Editorial: Widows wait while feds fiddle
Friday, Oct. 4, 2002 | 9:33 a.m.
It was bad enough that Congress waited until two years ago to pass legislation providing compensation for Nevada Test Site workers and other federal employees diagnosed with job-related radiation sicknesses. So much time had elapsed by then -- many of the exposures took place in the 1940s, '50s and '60s -- that many of the workers themselves had died and any compensation would be collected by surviving spouses. Now it turns out that instead of acting quickly to cut these long-overdue compensation checks, the Labor Department considered the workers to be such a low priority that only three people were assigned to process their claims.
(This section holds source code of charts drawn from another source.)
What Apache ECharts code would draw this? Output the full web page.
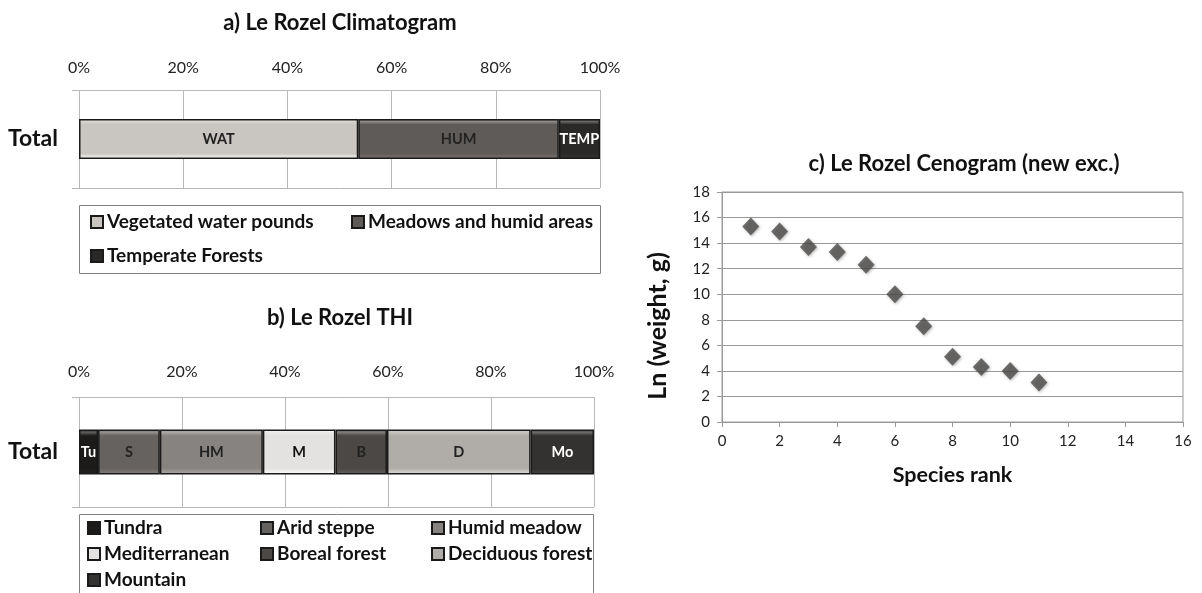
<!DOCTYPE html>
<html>
<head>
<meta charset="utf-8">
<script src="https://cdn.jsdelivr.net/npm/echarts@6/dist/echarts.min.js"></script>
<style>
html,body{margin:0;padding:0;background:#fff;}
#chart{width:1202px;height:593px;}
</style>
</head>
<body>
<div id="chart"></div>
<script>
// ---- data ----
const climCategories = ['Total'];
const climNames = ['Vegetated water pounds', 'Meadows and humid areas', 'Temperate Forests'];
const climLabels = ['WAT', 'HUM', 'TEMP'];
const climValues = [53.6, 38.5, 7.9];

const thiCategories = ['Total'];
const thiNames = ['Tundra', 'Arid steppe', 'Humid meadow', 'Mediterranean', 'Boreal forest', 'Deciduous forest', 'Mountain'];
const thiLabels = ['Tu', 'S', 'HM', 'M', 'B', 'D', 'Mo'];
const thiValues = [3.7, 12.0, 20.0, 14.1, 10.0, 27.9, 12.3];

const cenoRank = [1, 2, 3, 4, 5, 6, 7, 8, 9, 10, 11];
const cenoLnWeight = [15.3, 14.9, 13.7, 13.3, 12.3, 10.0, 7.5, 5.1, 4.3, 4.0, 3.1];

// ---- styles ----
const FONT = 'Lato, "Open Sans", sans-serif';
const climColors = ['#c9c5c1', '#5f5b58', '#2b2927'];
const climLabelColors = ['#222', '#222', '#fff'];
const thiColors = ['#1c1b1a', '#66625f', '#878380', '#e4e2e0', '#4b4846', '#b0aca8', '#343230'];
const thiLabelColors = ['#fff', '#222', '#222', '#111', '#222', '#222', '#fff'];

function bevel(c) {
  return {
    type: 'linear', x: 0, y: 0, x2: 0, y2: 1,
    colorStops: [
      { offset: 0, color: echarts.color.lift(c, -0.15) },
      { offset: 0.06, color: echarts.color.lift(c, 0.3) },
      { offset: 0.14, color: c },
      { offset: 0.86, color: c },
      { offset: 1, color: echarts.color.lift(c, -0.3) }
    ]
  };
}

const chart = echarts.init(document.getElementById('chart'), null, { renderer: 'canvas' });

function pctXAxis(gridIndex, margin) {
  return {
    type: 'value', gridIndex, position: 'top', min: 0, max: 100, interval: 20,
    axisLine: { show: false }, axisTick: { show: false },
    axisLabel: { formatter: '{value}%', fontFamily: FONT, fontSize: 16, color: '#222', margin },
    splitLine: { show: true, lineStyle: { color: '#b8b8b8', width: 1 } }
  };
}
function catYAxis(gridIndex, cats) {
  return {
    type: 'category', gridIndex, data: cats, boundaryGap: true,
    axisLine: { show: false },
    axisTick: { show: true, length: 7, lineStyle: { color: '#b8b8b8' } },
    axisLabel: { fontFamily: FONT, fontSize: 23, fontWeight: 'bold', color: '#111', margin: 21 },
    splitLine: { show: true, lineStyle: { color: '#b8b8b8', width: 1 } }
  };
}

const series = [];
climNames.forEach((n, i) => {
  series.push({
    name: n, type: 'bar', stack: 'clim', xAxisIndex: 0, yAxisIndex: 0,
    barWidth: 40, data: [climValues[i]],
    itemStyle: { color: bevel(climColors[i]), borderColor: '#1a1a1a', borderWidth: 1.5 },
    label: { show: true, position: 'inside', formatter: climLabels[i], fontFamily: FONT, fontSize: 14.5, fontWeight: 'bold', color: climLabelColors[i] },
    emphasis: { disabled: true }
  });
});
thiNames.forEach((n, i) => {
  series.push({
    name: n, type: 'bar', stack: 'thi', xAxisIndex: 1, yAxisIndex: 1,
    barWidth: 45, data: [thiValues[i]],
    itemStyle: { color: bevel(thiColors[i]), borderColor: '#1a1a1a', borderWidth: 1.5 },
    label: { show: true, position: 'inside', formatter: thiLabels[i], fontFamily: FONT, fontSize: 14.5, fontWeight: 'bold', color: thiLabelColors[i] },
    emphasis: { disabled: true }
  });
});
series.push({
  name: 'ceno', type: 'scatter', xAxisIndex: 2, yAxisIndex: 2,
  data: cenoRank.map((r, i) => [r, cenoLnWeight[i]]),
  symbol: 'diamond', symbolSize: [17, 18],
  itemStyle: { color: '#4e4b49', shadowColor: 'rgba(0,0,0,0.35)', shadowBlur: 3, shadowOffsetX: 1, shadowOffsetY: 1 },
  emphasis: { disabled: true }
});

function legendItem(name, left, centerY) {
  return {
    data: [name], left, top: centerY - 10, orient: 'horizontal', padding: 0,
    itemWidth: 12, itemHeight: 12, icon: 'rect', selectedMode: false,
    textStyle: { fontFamily: FONT, fontSize: 19, fontWeight: 'bold', color: '#111', lineHeight: 20, padding: [0, 0, 0, -1] }
  };
}

const option = {
  backgroundColor: '#fff',
  animation: false,
  title: [
    { text: 'a) Le Rozel Climatogram', left: 335, top: 7, textAlign: 'center', textStyle: { fontFamily: FONT, fontSize: 22, fontWeight: 'bold', color: '#111' } },
    { text: 'b) Le Rozel THI', left: 335, top: 302, textAlign: 'center', textStyle: { fontFamily: FONT, fontSize: 22, fontWeight: 'bold', color: '#111' } },
    { text: 'c) Le Rozel Cenogram (new exc.)', left: 959, top: 148, textAlign: 'center', textStyle: { fontFamily: FONT, fontSize: 22, fontWeight: 'bold', color: '#111' } }
  ],
  grid: [
    { left: 79, width: 521, top: 90, height: 98 },
    { left: 79, width: 515, top: 397, height: 110 },
    { left: 722, width: 461, top: 192, height: 230, show: true, borderColor: '#9a9a9a', borderWidth: 1 }
  ],
  xAxis: [
    pctXAxis(0, 14),
    pctXAxis(1, 17),
    {
      type: 'value', gridIndex: 2, min: 0, max: 16, interval: 2,
      name: 'Species rank', nameLocation: 'middle', nameGap: 42,
      nameTextStyle: { fontFamily: FONT, fontSize: 21.5, fontWeight: 'bold', color: '#111' },
      axisLine: { show: true, lineStyle: { color: '#9a9a9a' } },
      axisTick: { show: true, length: 5, lineStyle: { color: '#9a9a9a' } },
      axisLabel: { fontFamily: FONT, fontSize: 15, color: '#222', margin: 12 },
      splitLine: { show: false }
    }
  ],
  yAxis: [
    catYAxis(0, climCategories),
    catYAxis(1, thiCategories),
    {
      type: 'value', gridIndex: 2, min: 0, max: 18, interval: 2,
      axisLine: { show: true, lineStyle: { color: '#9a9a9a' } },
      axisTick: { show: true, length: 5, lineStyle: { color: '#9a9a9a' } },
      axisLabel: { fontFamily: FONT, fontSize: 15, color: '#222', margin: 12 },
      splitLine: { show: true, lineStyle: { color: '#9a9a9a', width: 1 } }
    }
  ],
  legend: [
    legendItem(climNames[0], 90, 222),
    legendItem(climNames[1], 351, 222),
    legendItem(climNames[2], 90, 256),
    legendItem(thiNames[0], 87, 528),
    legendItem(thiNames[1], 260, 528),
    legendItem(thiNames[2], 431, 528),
    legendItem(thiNames[3], 87, 554),
    legendItem(thiNames[4], 260, 554),
    legendItem(thiNames[5], 431, 554),
    legendItem(thiNames[6], 87, 580)
  ],
  graphic: [
    { type: 'rect', shape: { x: 79.5, y: 205.5, width: 521, height: 68 }, style: { fill: 'none', stroke: '#808080', lineWidth: 1 }, silent: true },
    { type: 'rect', shape: { x: 79.5, y: 514.5, width: 514, height: 90 }, style: { fill: 'none', stroke: '#808080', lineWidth: 1 }, silent: true },
    { type: 'text', x: 658, y: 326, rotation: Math.PI / 2, silent: true,
      style: { text: 'Ln (weight, g)', fontFamily: FONT, fontSize: 25, fontWeight: 'bold', fill: '#111', textAlign: 'center', textVerticalAlign: 'middle' } }
  ],
  series
};
chart.setOption(option);
</script>
</body>
</html>
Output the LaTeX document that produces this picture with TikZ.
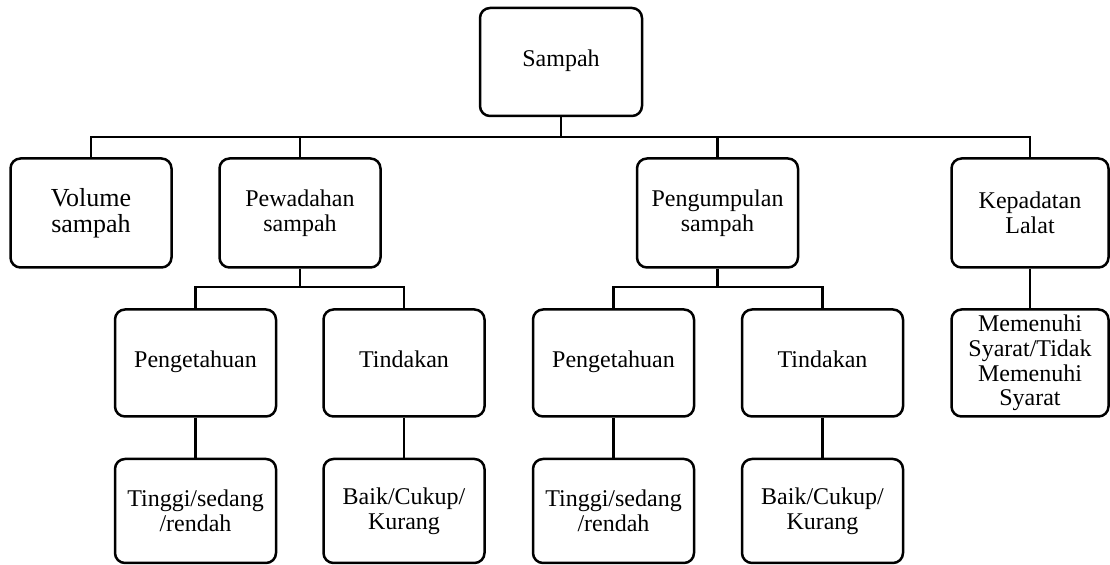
\documentclass[tikz,border=0pt]{standalone}
\usepackage{fontspec}
\setmainfont{Liberation Serif}
\usepackage{tikz}
\usetikzlibrary{positioning}
\tikzset{box/.style = {draw, rounded corners = 5pt, line width = 1.25pt,
                       align = center, inner sep = 0,
                       font = \fontsize{12}{12.4}\selectfont,
                       minimum width = 80.5pt, minimum height = 53.5pt}}
\tikzset{oneline/.style = {text height = 8pt, text depth = 3pt}}
\tikzset{link/.style = {line width = 1.2pt}}

\begin{document}
\begin{tikzpicture}[x = 0.5pt, y = -0.5pt]
    \useasboundingbox (0, 0) rectangle (1110, 565);

    \node [box, oneline, minimum width = 81pt, minimum height = 54pt] (sampah) at (561, 62) {Sampah};

    \node [box, minimum height = 54.5pt, font = \fontsize{13}{13}\selectfont] (volume) at (91, 213) {Volume\\sampah};
    \node [box, minimum height = 54.5pt] (pewadahan) at (300, 213) {Pewadahan\\sampah};
    \node [box, minimum height = 54.5pt] (pengumpulan) at (717.5, 213) {Pengumpulan\\sampah};
    \node [box, minimum height = 54.5pt, minimum width = 78.5pt] (lalat) at (1030, 213) {Kepadatan\\Lalat};

    \node [box, oneline] (tahu1) at (195.5, 363) {Pengetahuan};
    \node [box, oneline] (tindak1) at (404, 363) {Tindakan};
    \node [box, oneline] (tahu2) at (613.5, 363) {Pengetahuan};
    \node [box, oneline] (tindak2) at (822.5, 363) {Tindakan};
    \node [box, minimum width = 78.5pt] (syarat) at (1030, 363) {Memenuhi\\Syarat/Tidak\\Memenuhi\\Syarat};

    \node [box, minimum height = 52pt] (hasil1) at (195.5, 511) {Tinggi/sedang\\/rendah};
    \node [box, minimum height = 52pt] (hasil2) at (404, 511) {Baik/Cukup/\\Kurang};
    \node [box, minimum height = 52pt] (hasil3) at (613.5, 511) {Tinggi/sedang\\/rendah};
    \node [box, minimum height = 52pt] (hasil4) at (822.5, 511) {Baik/Cukup/\\Kurang};

    \coordinate (bus) at (561, 137);
    \coordinate (bus1) at (300, 287);
    \coordinate (bus2) at (717.5, 287);

    \draw [link] (sampah) -- (bus);
    \draw [link] (volume) |- (lalat.north |- bus) -- (lalat);
    \draw [link] (pewadahan) -- (pewadahan.north |- bus);
    \draw [link] (pengumpulan) -- (pengumpulan.north |- bus);

    \draw [link] (pewadahan) -- (bus1);
    \draw [link] (tahu1) |- (tindak1.north |- bus1) -- (tindak1);
    \draw [link] (pengumpulan) -- (bus2);
    \draw [link] (tahu2) |- (tindak2.north |- bus2) -- (tindak2);
    \draw [link] (lalat) -- (syarat);

    \draw [link] (tahu1) -- (hasil1);
    \draw [link] (tindak1) -- (hasil2);
    \draw [link] (tahu2) -- (hasil3);
    \draw [link] (tindak2) -- (hasil4);
\end{tikzpicture}
\end{document}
This, of course, led to claims stacking up and workers and widows waiting nervously for checks that never came. Three weeks ago, in response to innumerable calls and letters from frustrated claimants, the Labor Department finally assigned a total of 75 people to review the backlogged claims, which by then amounted to 8,000. Complaints were also made to Sen. Harry Reid, who has inserted language into the 2003 Labor Department appropriations bill that requires at least 75 people to remain assigned until all of the claims have been reviewed.
We thoroughly support Reid's action, but we have to ask: Why does it take action by a U.S. senator to ensure that a bill affecting so many people receives the proper priority? Federal employees who put their health and their lives at risk in service of their country should have been receiving top priority all along, particularly after money had at long last been appropriated. The affected workers or their surviving spouses were each to receive $150,000 plus medical expenses.
After President Clinton signed the compensation bill in December 2000, the Labor Department spent valuable time trying to shift administrative responsibility to the Justice Department. When that didn't work, it sat on the claims while beneficiaries suffered. We hope that now, finally, the Labor Department will take its responsibility seriously and speed help to those who helped us win the Cold War.